Each rider in the Derby is required to raise £500 for its official charity, Mercy Corps, and then a further £500 for a charity of their choice. Most manage to gallop far beyond the basic stipulations.
There have been a fair few bumps and scrapes on the way. The first day saw two riders forced to drop out, including 63-year old Briton Paul de Rivaz, who fell victim to a marmot hole and was thrown off after just 10km. de Rivaz suffered a broken collarbone, the horse bolted and he was left with a 30km walk to the next station. The last few days of the race weren’t without incident, with competitors getting lost, carrying their own saddlebags to prevent horse chafing (not pleasant for man or beast) and even stranded.
Day 6 saw the riders serve their acquired time penalties – forfeits of anything from 30 minutes to a few hours served for crimes such as riding past deadlines or veterinary penalties.
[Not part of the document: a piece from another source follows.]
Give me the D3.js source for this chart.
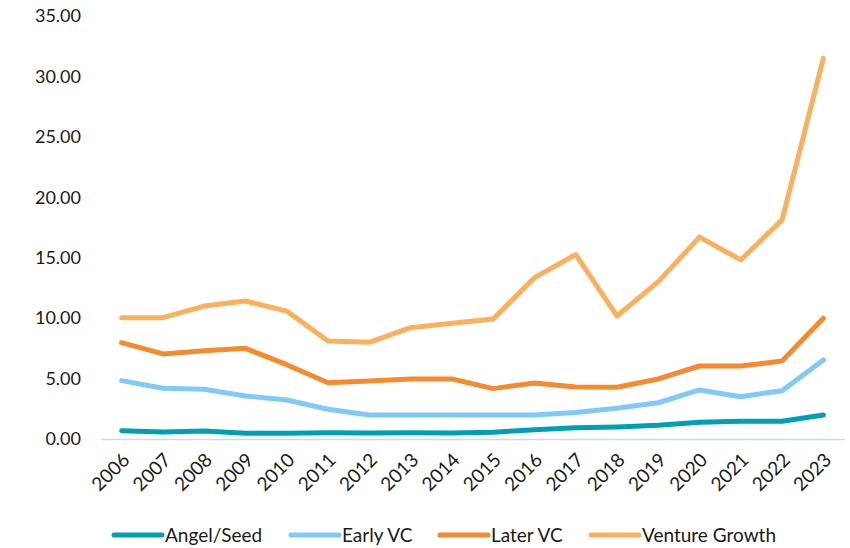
<!DOCTYPE html>
<html>
<head>
<meta charset="utf-8">
<script src="https://cdn.jsdelivr.net/npm/d3@7"></script>
<style>
  body { margin: 0; background: #fff; }
  svg text { font-family: Lato, "Open Sans", sans-serif; fill: #1a1a1a; }
</style>
</head>
<body>
<div id="chart"></div>
<script>
// 数据
const years = ["2006","2007","2008","2009","2010","2011","2012","2013","2014","2015",
               "2016","2017","2018","2019","2020","2021","2022","2023"];
const angelSeed = [0.69, 0.58, 0.66, 0.47, 0.47, 0.52, 0.50, 0.52, 0.50, 0.56,
                   0.77, 0.94, 1.00, 1.13, 1.38, 1.47, 1.47, 1.99];
const earlyVC = [4.83, 4.20, 4.11, 3.56, 3.23, 2.46, 1.99, 1.99, 1.99, 1.99,
                 1.99, 2.20, 2.54, 3.00, 4.06, 3.50, 4.00, 6.54];
const laterVC = [7.97, 7.04, 7.31, 7.50, 6.15, 4.66, 4.80, 4.97, 4.97, 4.17,
                 4.64, 4.30, 4.28, 4.97, 6.04, 6.04, 6.46, 9.99];
const ventureGrowth = [10.04, 10.04, 11.00, 11.42, 10.58, 8.11, 8.00, 9.21, 9.58, 9.93,
                       13.35, 15.26, 10.18, 13.02, 16.70, 14.82, 18.13, 31.50];
const yTicks = [0, 5, 10, 15, 20, 25, 30, 35];

const seriesNames = ["Angel/Seed", "Early VC", "Later VC", "Venture Growth"];
const seriesColors = ["#00A0B4", "#7FCAF8", "#F58A2E", "#FDB05C"];
const seriesValues = [angelSeed, earlyVC, laterVC, ventureGrowth];

const W = 850, H = 548;
const margin = { top: 16, right: 6, bottom: 109, left: 101 };
const width = W - margin.left - margin.right,
      height = H - margin.top - margin.bottom;

const svg = d3.select("#chart").append("svg")
    .attr("width", W).attr("height", H);
const g = svg.append("g")
    .attr("transform", `translate(${margin.left},${margin.top})`);

// 比例尺
const x = d3.scaleBand().domain(years).range([0, width]).padding(0);
const y = d3.scaleLinear().domain([0, 35]).range([height, 0]);

// Y轴
const yAxis = g.append("g")
    .call(d3.axisLeft(y).tickValues(yTicks).tickSize(0).tickPadding(20)
        .tickFormat(d3.format(".2f")));
yAxis.select(".domain").remove();
yAxis.selectAll("text").style("font-size", "18px");

// X轴
const xAxis = g.append("g")
    .attr("transform", `translate(0,${height})`)
    .call(d3.axisBottom(x).tickSize(0));
xAxis.select(".domain").attr("stroke", "#c5ddf0").attr("stroke-width", 1.3);
xAxis.selectAll("text")
    .style("font-size", "19px")
    .attr("text-anchor", "end")
    .attr("dy", null)
    .attr("transform", "translate(7,20) rotate(-45)");

// 折线
const line = d3.line()
    .x((d, i) => x(years[i]) + x.bandwidth() / 2)
    .y(d => y(d));

seriesValues.forEach((vals, k) => {
    g.append("path")
        .datum(vals)
        .attr("fill", "none")
        .attr("stroke", seriesColors[k])
        .attr("stroke-width", 5)
        .attr("stroke-linejoin", "round")
        .attr("stroke-linecap", "round")
        .attr("d", line);
});

// 图例
const legendX = [114, 291, 440, 591];
const legend = svg.append("g").attr("transform", "translate(0,535)");
seriesNames.forEach((name, k) => {
    legend.append("line")
        .attr("x1", legendX[k]).attr("x2", legendX[k] + 48)
        .attr("y1", 0).attr("y2", 0)
        .attr("stroke", seriesColors[k])
        .attr("stroke-width", 5)
        .attr("stroke-linecap", "round");
    legend.append("text")
        .attr("x", legendX[k] + 51).attr("y", 0)
        .attr("dy", "0.35em")
        .style("font-size", "19px")
        .text(name);
});
</script>
</body>
</html>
The race takes place again in summer 2013 and if unpredictable horses, mutton and fermented milk, and chafing are your thing, perhaps you should think about giving it a try. Just bear in mind, this isn’t just Ascot with views, and if you’ve only ever had a country hack on a Shetland, perhaps you should put those riding boots away for now.
Each rider must endeavour to raise at least £1000 for the official Mongol Derby charity Mercy Corps, to help fund their economic development projects in rural Mongolia
Riders must weigh 85kg or less to take part in the Mongol Derby and are allowed a maximum of 5kg of kit with them when they’re riding.
All riders must be experienced equestrians, and undergo an interview, provide riding and character references and then demonstrate their ability during two days of pre-racing training before the launch.
A strict penalty system is in place to protect the welfare of the horses. Penalties range from 30 minute time holds through to race disqualification and the loss of the financial horse deposit each rider has to lodge with organisers before the race begins.
Riders must change horses at each horse station, ensuring each horse rides no more than 40km – it is the rider who gets knackered and stretched not the horses.